WHAT IS ASKED –
Repeat the material exactly as it appears.

** begin **

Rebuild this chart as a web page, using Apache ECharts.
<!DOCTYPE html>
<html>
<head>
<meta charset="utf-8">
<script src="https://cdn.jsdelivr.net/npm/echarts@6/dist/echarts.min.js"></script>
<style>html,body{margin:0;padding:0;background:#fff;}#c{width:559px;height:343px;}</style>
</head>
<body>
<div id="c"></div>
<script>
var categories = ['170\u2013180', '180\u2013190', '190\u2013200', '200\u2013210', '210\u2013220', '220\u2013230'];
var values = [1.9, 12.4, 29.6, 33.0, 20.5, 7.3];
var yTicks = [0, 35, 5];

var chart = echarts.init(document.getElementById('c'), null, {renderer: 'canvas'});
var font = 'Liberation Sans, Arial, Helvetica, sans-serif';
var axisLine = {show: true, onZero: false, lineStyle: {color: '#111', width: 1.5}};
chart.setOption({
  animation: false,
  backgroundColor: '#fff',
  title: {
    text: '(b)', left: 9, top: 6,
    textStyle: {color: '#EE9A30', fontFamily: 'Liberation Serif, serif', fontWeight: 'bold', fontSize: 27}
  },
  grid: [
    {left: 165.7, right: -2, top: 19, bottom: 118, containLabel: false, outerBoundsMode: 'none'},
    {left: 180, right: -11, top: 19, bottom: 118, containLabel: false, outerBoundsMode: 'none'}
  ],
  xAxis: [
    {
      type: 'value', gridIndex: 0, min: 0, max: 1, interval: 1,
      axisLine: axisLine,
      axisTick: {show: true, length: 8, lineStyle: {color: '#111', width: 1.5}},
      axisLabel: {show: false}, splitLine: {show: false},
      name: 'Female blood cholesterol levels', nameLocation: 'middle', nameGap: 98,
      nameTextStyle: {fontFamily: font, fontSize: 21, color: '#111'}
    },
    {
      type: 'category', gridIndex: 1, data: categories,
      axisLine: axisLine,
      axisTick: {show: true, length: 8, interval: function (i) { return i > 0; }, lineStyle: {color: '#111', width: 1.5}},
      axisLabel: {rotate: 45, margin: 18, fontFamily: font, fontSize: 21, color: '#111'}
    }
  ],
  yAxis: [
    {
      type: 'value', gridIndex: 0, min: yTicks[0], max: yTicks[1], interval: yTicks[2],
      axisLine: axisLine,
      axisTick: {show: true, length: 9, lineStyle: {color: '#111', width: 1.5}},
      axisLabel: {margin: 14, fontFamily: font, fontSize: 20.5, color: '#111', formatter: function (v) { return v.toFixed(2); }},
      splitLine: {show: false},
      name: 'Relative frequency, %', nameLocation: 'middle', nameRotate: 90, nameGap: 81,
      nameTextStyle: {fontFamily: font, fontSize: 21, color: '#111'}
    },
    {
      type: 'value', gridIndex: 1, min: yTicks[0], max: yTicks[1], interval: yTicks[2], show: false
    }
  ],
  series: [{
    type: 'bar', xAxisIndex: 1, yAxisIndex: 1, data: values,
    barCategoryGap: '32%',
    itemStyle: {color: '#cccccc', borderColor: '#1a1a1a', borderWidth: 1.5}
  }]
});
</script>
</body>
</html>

** end **

EXPECTED ANSWER –
Rebuild this chart as a web page, using Apache ECharts.
<!DOCTYPE html>
<html>
<head>
<meta charset="utf-8">
<script src="https://cdn.jsdelivr.net/npm/echarts@6/dist/echarts.min.js"></script>
<style>html,body{margin:0;padding:0;background:#fff;}#c{width:559px;height:343px;}</style>
</head>
<body>
<div id="c"></div>
<script>
var categories = ['170\u2013180', '180\u2013190', '190\u2013200', '200\u2013210', '210\u2013220', '220\u2013230'];
var values = [1.9, 12.4, 29.6, 33.0, 20.5, 7.3];
var yTicks = [0, 35, 5];

var chart = echarts.init(document.getElementById('c'), null, {renderer: 'canvas'});
var font = 'Liberation Sans, Arial, Helvetica, sans-serif';
var axisLine = {show: true, onZero: false, lineStyle: {color: '#111', width: 1.5}};
chart.setOption({
  animation: false,
  backgroundColor: '#fff',
  title: {
    text: '(b)', left: 9, top: 6,
    textStyle: {color: '#EE9A30', fontFamily: 'Liberation Serif, serif', fontWeight: 'bold', fontSize: 27}
  },
  grid: [
    {left: 165.7, right: -2, top: 19, bottom: 118, containLabel: false, outerBoundsMode: 'none'},
    {left: 180, right: -11, top: 19, bottom: 118, containLabel: false, outerBoundsMode: 'none'}
  ],
  xAxis: [
    {
      type: 'value', gridIndex: 0, min: 0, max: 1, interval: 1,
      axisLine: axisLine,
      axisTick: {show: true, length: 8, lineStyle: {color: '#111', width: 1.5}},
      axisLabel: {show: false}, splitLine: {show: false},
      name: 'Female blood cholesterol levels', nameLocation: 'middle', nameGap: 98,
      nameTextStyle: {fontFamily: font, fontSize: 21, color: '#111'}
    },
    {
      type: 'category', gridIndex: 1, data: categories,
      axisLine: axisLine,
      axisTick: {show: true, length: 8, interval: function (i) { return i > 0; }, lineStyle: {color: '#111', width: 1.5}},
      axisLabel: {rotate: 45, margin: 18, fontFamily: font, fontSize: 21, color: '#111'}
    }
  ],
  yAxis: [
    {
      type: 'value', gridIndex: 0, min: yTicks[0], max: yTicks[1], interval: yTicks[2],
      axisLine: axisLine,
      axisTick: {show: true, length: 9, lineStyle: {color: '#111', width: 1.5}},
      axisLabel: {margin: 14, fontFamily: font, fontSize: 20.5, color: '#111', formatter: function (v) { return v.toFixed(2); }},
      splitLine: {show: false},
      name: 'Relative frequency, %', nameLocation: 'middle', nameRotate: 90, nameGap: 81,
      nameTextStyle: {fontFamily: font, fontSize: 21, color: '#111'}
    },
    {
      type: 'value', gridIndex: 1, min: yTicks[0], max: yTicks[1], interval: yTicks[2], show: false
    }
  ],
  series: [{
    type: 'bar', xAxisIndex: 1, yAxisIndex: 1, data: values,
    barCategoryGap: '32%',
    itemStyle: {color: '#cccccc', borderColor: '#1a1a1a', borderWidth: 1.5}
  }]
});
</script>
</body>
</html>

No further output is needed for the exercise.